Tax appeals swamp U.S. cities and towns as property prices plunge!
NEW YORK - December 8, 2010 - A fiscal flood that threatens to swamp local government budgets across the U.S. overflows from file cabinets in the office of Patty Halm, chair of the Michigan Tax Tribunal.
The backlog of cases from taxpayers seeking to lower property-tax bills of more than $100,000 shot up to 14,236 this year from an annual average of about 6,000 during the past decade. The backlog of smaller claims was at 28,558 at the end of September, eight times higher than a decade ago, according to records at the tribunal, a Lansing-based administrative court.
From Los Angeles to Atlantic City, the New Jersey gambling resort whose credit rating Moody’s Investors Service cut by three levels last month, property owners are demanding lower taxes after real-estate values plunged. The disputes over billions in dollars come as municipalities are already slashing services such as police and fire protection and may depress revenue further as communities try to recover from the longest Depression since the 1930s. In Michigan, governor-elect Rick Snyder warned that hundreds of towns face financial crises.
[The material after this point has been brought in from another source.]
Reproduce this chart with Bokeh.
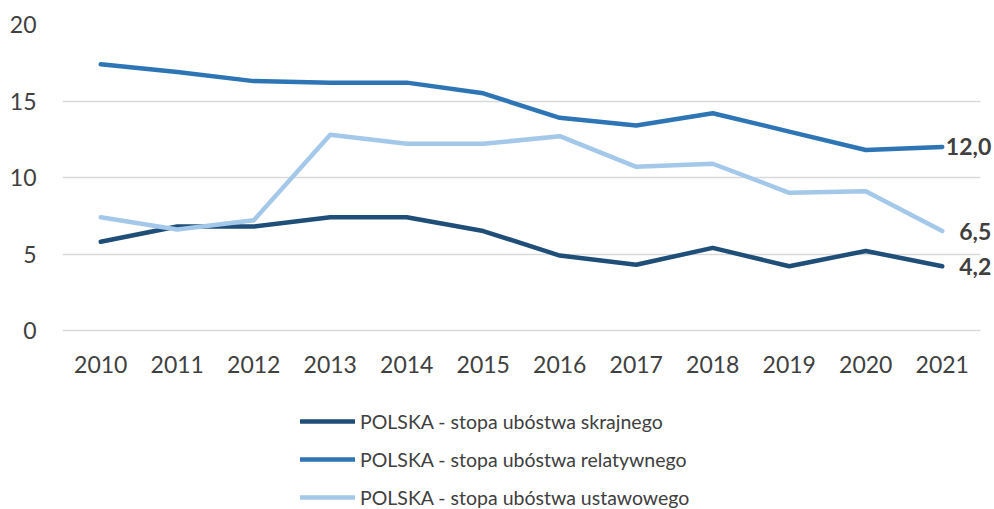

“We’re just getting swamped,” said Halm, 54, who was appointed in 2003. “We’re constantly buying new file cabinets to hold all the cases. We even have six surplus file cabinets in the courtroom.”
U.S. home prices are 30% percent below their peak of April 2006, according to the seasonally adjusted S&P/Case-Shiller index of property values in 20 cities. They may drop 10% more, Greg Lippmann, a founder of New York-based LibreMax Capital LLC, said December 2 at the Hedge Funds New York Conference hosted by Bloomberg Link.